At last, she relented. “Very well. I shall order my things packed. Oh, Darcy, I am sorry you had to witness that. It is the strain, I suppose, telling on us all. I did so hope that something could be heard of our poor Richard by now. Have you learned nothing new?”
“I am afraid not.”
“Darcy here—” the earl gestured—“thinks he might discover more by going to South Africa himself, but I advised him to wait on the weather. Perhaps he can accompany you to Derbyshire, my dear, for there seems little more he can do here in London, and no doubt he will be wanted at Pemberley before he goes.”
“A wonderful idea!” the countess cried.
“But, regrettably, impossible,” Darcy informed her. “I have business, which will require me to remain some days longer in London.”
“It is no matter, for I shall beg Georgiana for an introduction to her guests. At last, I shall have a chance to meet the young Mrs Fitzwilliam! I must come to know her, of course, for not only is she my sister-in-law, but a fellow American.
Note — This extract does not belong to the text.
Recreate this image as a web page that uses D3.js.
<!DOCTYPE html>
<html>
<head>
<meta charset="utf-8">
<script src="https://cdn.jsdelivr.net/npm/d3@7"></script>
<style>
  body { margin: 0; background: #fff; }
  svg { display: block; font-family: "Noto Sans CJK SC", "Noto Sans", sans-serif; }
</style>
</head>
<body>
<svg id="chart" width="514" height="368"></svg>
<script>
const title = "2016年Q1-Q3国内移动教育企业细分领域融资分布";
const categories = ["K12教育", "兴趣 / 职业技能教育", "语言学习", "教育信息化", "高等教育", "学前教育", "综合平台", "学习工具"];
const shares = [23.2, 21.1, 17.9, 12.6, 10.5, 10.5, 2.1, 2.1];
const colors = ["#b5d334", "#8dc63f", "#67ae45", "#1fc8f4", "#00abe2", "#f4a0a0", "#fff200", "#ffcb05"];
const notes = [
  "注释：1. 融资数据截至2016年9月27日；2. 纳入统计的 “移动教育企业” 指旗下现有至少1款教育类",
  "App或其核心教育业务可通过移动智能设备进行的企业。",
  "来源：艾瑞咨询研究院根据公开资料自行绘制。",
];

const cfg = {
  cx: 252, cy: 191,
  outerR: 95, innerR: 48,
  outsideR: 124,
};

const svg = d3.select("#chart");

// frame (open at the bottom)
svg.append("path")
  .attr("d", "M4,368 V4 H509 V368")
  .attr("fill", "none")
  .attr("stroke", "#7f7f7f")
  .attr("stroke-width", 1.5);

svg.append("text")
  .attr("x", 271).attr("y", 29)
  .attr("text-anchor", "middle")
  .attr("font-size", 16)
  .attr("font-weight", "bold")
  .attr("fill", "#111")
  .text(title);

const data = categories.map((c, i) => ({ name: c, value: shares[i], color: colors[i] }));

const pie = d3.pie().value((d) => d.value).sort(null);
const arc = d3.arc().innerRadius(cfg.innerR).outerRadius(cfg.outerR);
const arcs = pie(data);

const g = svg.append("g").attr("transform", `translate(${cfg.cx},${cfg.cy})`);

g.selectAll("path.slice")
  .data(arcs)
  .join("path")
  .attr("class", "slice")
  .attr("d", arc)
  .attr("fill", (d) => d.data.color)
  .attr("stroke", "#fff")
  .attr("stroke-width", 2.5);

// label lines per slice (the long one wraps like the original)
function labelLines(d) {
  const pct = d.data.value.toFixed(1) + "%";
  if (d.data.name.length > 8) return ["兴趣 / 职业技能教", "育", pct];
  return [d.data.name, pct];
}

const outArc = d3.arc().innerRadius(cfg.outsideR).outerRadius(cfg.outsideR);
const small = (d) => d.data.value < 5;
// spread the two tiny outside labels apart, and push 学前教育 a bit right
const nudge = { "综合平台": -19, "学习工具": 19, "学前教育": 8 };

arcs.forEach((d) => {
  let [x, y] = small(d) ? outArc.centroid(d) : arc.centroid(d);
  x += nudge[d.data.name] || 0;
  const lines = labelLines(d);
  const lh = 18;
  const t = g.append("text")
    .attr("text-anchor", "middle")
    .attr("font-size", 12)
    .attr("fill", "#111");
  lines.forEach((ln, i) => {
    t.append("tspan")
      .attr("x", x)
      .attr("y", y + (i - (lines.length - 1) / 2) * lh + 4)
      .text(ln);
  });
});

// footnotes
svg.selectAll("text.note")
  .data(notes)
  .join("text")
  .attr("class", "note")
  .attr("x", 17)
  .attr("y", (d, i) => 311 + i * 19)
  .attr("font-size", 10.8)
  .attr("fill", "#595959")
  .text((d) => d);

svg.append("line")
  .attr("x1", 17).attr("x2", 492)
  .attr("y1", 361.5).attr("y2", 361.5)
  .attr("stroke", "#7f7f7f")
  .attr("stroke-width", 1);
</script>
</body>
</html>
Why, that adds so much lustre to the notion of going back to Matlock that I shall scarcely miss you, my dear!”
“Hold just a moment—” Reginald began to protest, but Darcy was already shaking his head in flat denial.
“I regret that the idea is out of the question, Your Ladyship.”
She puckered her mouth and narrowed her eyes at him.
“Darcy only means that… er, the poor girl has suffered enough. We would not wish to frighten her with a horde of family at such a time,” Reginald explained.
“Nonsense! A horde of family is precisely what she needs. Why, you cannot send the child off to that dreary old estate with no word of her husband and nothing to do! I would not wonder if she were fit to run mad.”
“Come, my dear,” Reginald reasoned, “we cannot even be sure she is Richard’s wife. The last thing we wish to do now is create a fuss over her arrival and—”
“Do you mean—” she whirled upon her husband—“that you still have not even acknowledged her? You are keeping her locked away like some scandalous secret? My husband, I am ashamed of you.”
“It is only in defence of Richard,” the earl clarified. “Until we can be certain—”
“Certain, nothing! I shall go and comfort her myself, and you needn’t fear that I will spread talk. But the girl must have some welcome, if you will not do it.”
“Georgiana is there,” Darcy protested. “She has seen admirably to the guests.”
The countess curled her lip, and if Darcy could guess the cause of her disdain, he chose to overlook it. She recovered smoothly, hoisted her chin, and patted her husband sweetly on the cheek. “I was always fond of Georgiana. I hope she does not object to me occupying her guests on occasion. And Darcy, I have heard that Anne is back from the Continent. She will wish to accompany me to Matlock, I am sure.”
After that, the lady swept from the room, leaving both Darcy and the earl groaning in surrender. “Better send word to Georgie at once.”
Darcy nodded. “I wish I could put them all back on a ship and be done with the whole affair.”